O Tribunal da Relação de Lisboa (TRL) decidiu que não deve ser autorizada a quebra do sigilo profissional e o fornecimento, pela entidade responsável pela cobrança de taxas de portagem em determinadas vias rodoviárias, de informações relativas à passagem de certas viaturas nessas vias, com indicação do dia e hora, por tal se mostrar inadequado à localização efetiva das mesmas e à sua pretendida apreensão.
O caso
Um banco requereu ao tribunal a providência cautelar de entrega imediata de dois veículos, um trator e um pesado de mercadorias, com fundamento na resolução do respetivo contrato de locação financeira e na falta de entrega dos mesmos pela empresa locatária.
A providência foi decretada, ordenando-se a apreensão imediata dos veículos e dos respetivos documentos. Para esse fim, o banco requereu a notificação da empresa responsável pela cobrança de portagens em determinadas autoestradas para que informasse se os veículos teriam passado em alguma das portagens e quando.

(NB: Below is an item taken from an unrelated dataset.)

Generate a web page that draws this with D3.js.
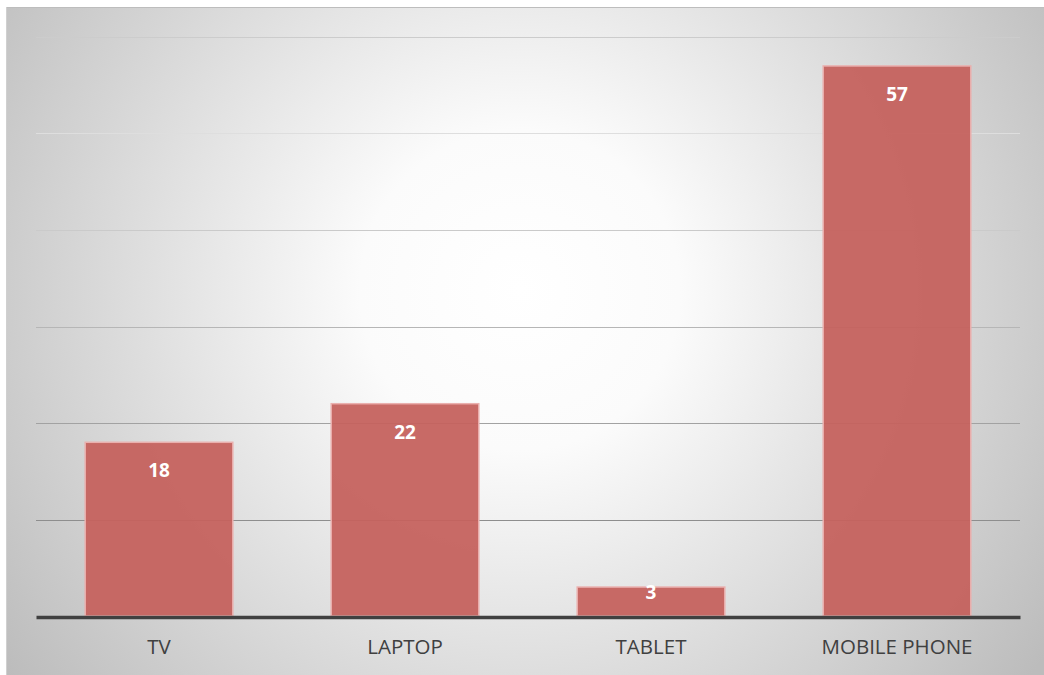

Deferida essa pretensão, a empresa responsável pela cobrança das portagens recusou-se a prestar a informação solicitada invocando a confidencialidade dos dados em causa e o segredo profissional.
Considerando que a informação pretendida se podia revelar essencial para a localização pelo menos do veículo pesado e para permitir a execução da decisão judicial de apreensão, o tribunal decidiu suscitar junto do Tribunal da Relação de Lisboa incidente de verificação da legitimidade da escusa e a dispensa do dever de sigilo invocado pela empresa.
Apreciação do Tribunal da Relação de Lisboa
O Tribunal da Relação de Lisboa (TRL) decidiu rejeitar a requerida quebra do segredo profissional da empresa responsável pela cobrança das portagens e a consequente prestação de informações relativas à passagem de certas viaturas, com indicação do dia e hora, considerando que tal se mostrava inadequado à localização efetiva das mesmas e à sua apreensão.
A informação recolhida pelas empresas responsáveis pela cobrança de portagens relativa a dados de tráfego e de localização dos veículos que circulem nas autoestradas está protegida pelo segredo profissional, sendo, por isso, legítima a recusa da sua prestação ao tribunal.
Esse segredo profissional visa, em concreto, a proteção dos interesses dos clientes e utentes da via, ancorando-se, pelo menos no que diz respeito a pessoas singulares, no próprio direito à reserva da intimidade da vida privada. Tal direito não é, todavia, um direito absoluto, podendo ter de ceder perante outros direitos cuja tutela imponha o acesso a informações cobertas pelo segredo profissional.
Estará neste caso o interesse de uma parte na realização da justiça e, nomeadamente, o seu direito à produção de prova ou execução de decisão, mas essa avaliação tem de ser feita caso a caso, devendo apurar-se em cada situação qual dos interesses deve prevalecer. Daqui decorre que a dispensa do sigilo dependerá sempre de um juízo concreto, fundado na específica natureza da ação e na relevância e intensidade dos interesses da parte que pretende obter prova através dessa dispensa.
Ora, estando em causa a execução de uma decisão judicial de apreensão de dois veículos, a informação sobre se os mesmos passaram por alguma portagem e do dia e da hora em que o fizeram em nada contribui para essa apreensão.
Por um lado porque sendo um dos veículos um trator este, pela sua própria natureza, não pode circular em autoestradas. Por outro, porque mesmo em relação ao veículo pesado de mercadorias, a informação solicitada não permite localizar o veículo pois nada diz sobre a sua localização atual ou sobre a morada do respetivo utilizador, dando apenas a conhecer que o veículo passou, ou não, por determinada via e quando o fez. Seria, pelo contrário, bem mais adequada, pelo menos em relação ao pesado de mercadorias, a divulgação do respetivo pedido de apreensão junto das autoridades policiais competentes a nível nacional.
Assim, a comunicação dos dados de circulação do utilizador do veículo para apreensão, além de não se revelar essencial ou mesmo necessária à apreensão visada, gera um sacrifício dos direitos fundamentais do titular dos dados que é, do ponto de vista da proteção de dados pessoais, inteiramente desproporcionado relativamente às vantagens obtidas.
Razão pela qual, na ponderação dos interesses em confronto, não se justifica a prevalência do interesse privado do banco requerente em detrimento do interesse público protegido pelo segredo profissional a que está vinculada a entidade a quem foi dirigido o pedido de informação, devendo o pedido de dispensa do dever de sigilo ser rejeitado.